До появления кочевого скотоводства культуры возникали по углам степи, там,
где сочетание различных ландшафтов давало простор хозяйственной
деятельности человека. На всем Саяно-алтайском нагорье преобладает
лесостепной пейзаж, причем то лес глубоко врезается в степь, как, например,
знаменитая Утукенсская чернь на склонах Хангая, то степь углубляется на
север, как хакасские степи в верхнем течении Енисея или широкая
Забайкальская степь. Изобилие зверя на лесных опушках, рыбы в широких реках
и залежей меди и железа в горах позволило древнему обитателю Южной Сибири
получить тот избыточный продукт, который необходим для роста культуры.
Развитие скотоводства и, главное, коневодства тянуло человека в степь, где
широкая практика облавных охот компенсировала его за потерю некоторых
навыков трапперства и борьбы с комарами. Северный скотовод тянулся к югу
[*15].
На юге-востоке положение было несколько иным. Из большого количества
разнообразных племенных групп, обитавших в бассейне Хуанхэ [*16] (жуны, ди,
и, ху), особенно усилились китайцы.
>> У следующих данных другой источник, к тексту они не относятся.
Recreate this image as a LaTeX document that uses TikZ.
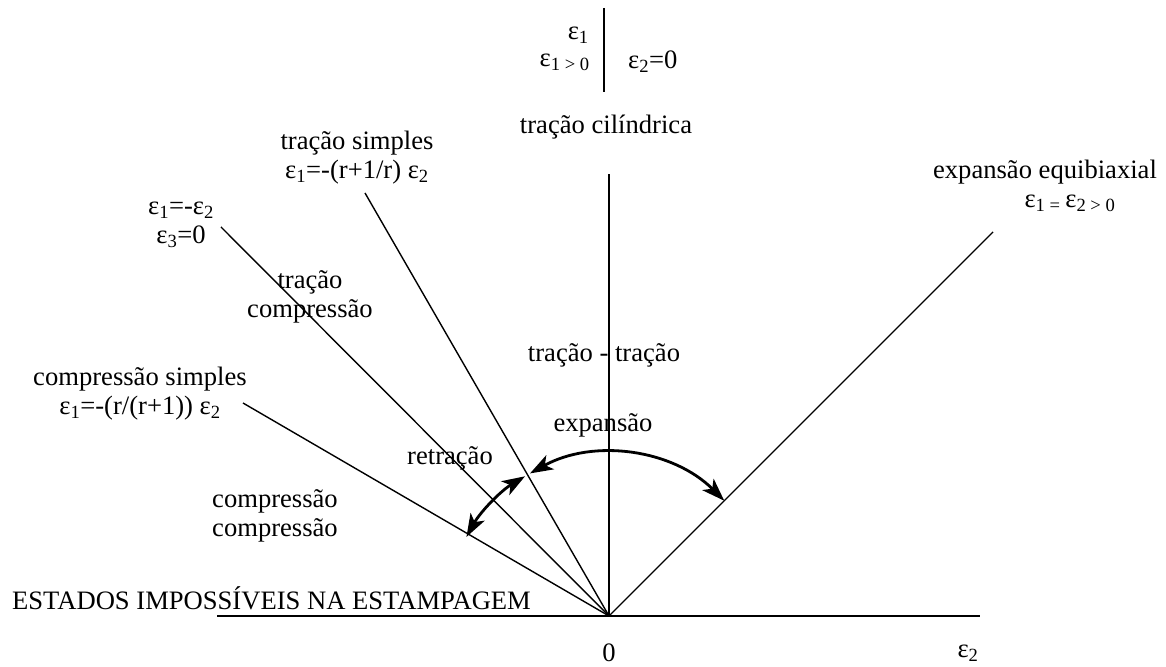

Они постепенно подчинили и отчасти
истребили окружающие их племена, за исключением тех, которые успели освоить
кочевое скотоводство и благодаря этому отступить в степь. Таковыми
оказались предки монголов дун-ху, тюркоязычные хунны и "западные цяны",
предки тибетцев [є10].
В жестокой борьбе с растущим Китаем монголы, тюрки и тибетцы сумели
отстоять свою свободу и создать культуру, приспособленную к их быту, в то
время как "южные варвары" - лесные и горные племена Сычуани, Юннани и
Восточного Китая - были почти полностью истреблены или окитаены. Та же
участь грозила тюркам и монголам, но они, овладев техникой конного боя и
длинных перекочевок, нашли способ избегать губительных китайских вторжений,
скрываясь за Гоби и отдыхая в травянистых степях Халхи или Барги, чтобы с
новыми силами бросаться в смертную борьбу с китайцами за обладание своей
родиной - Ордосом и предгорьями Алашаня или Хингана.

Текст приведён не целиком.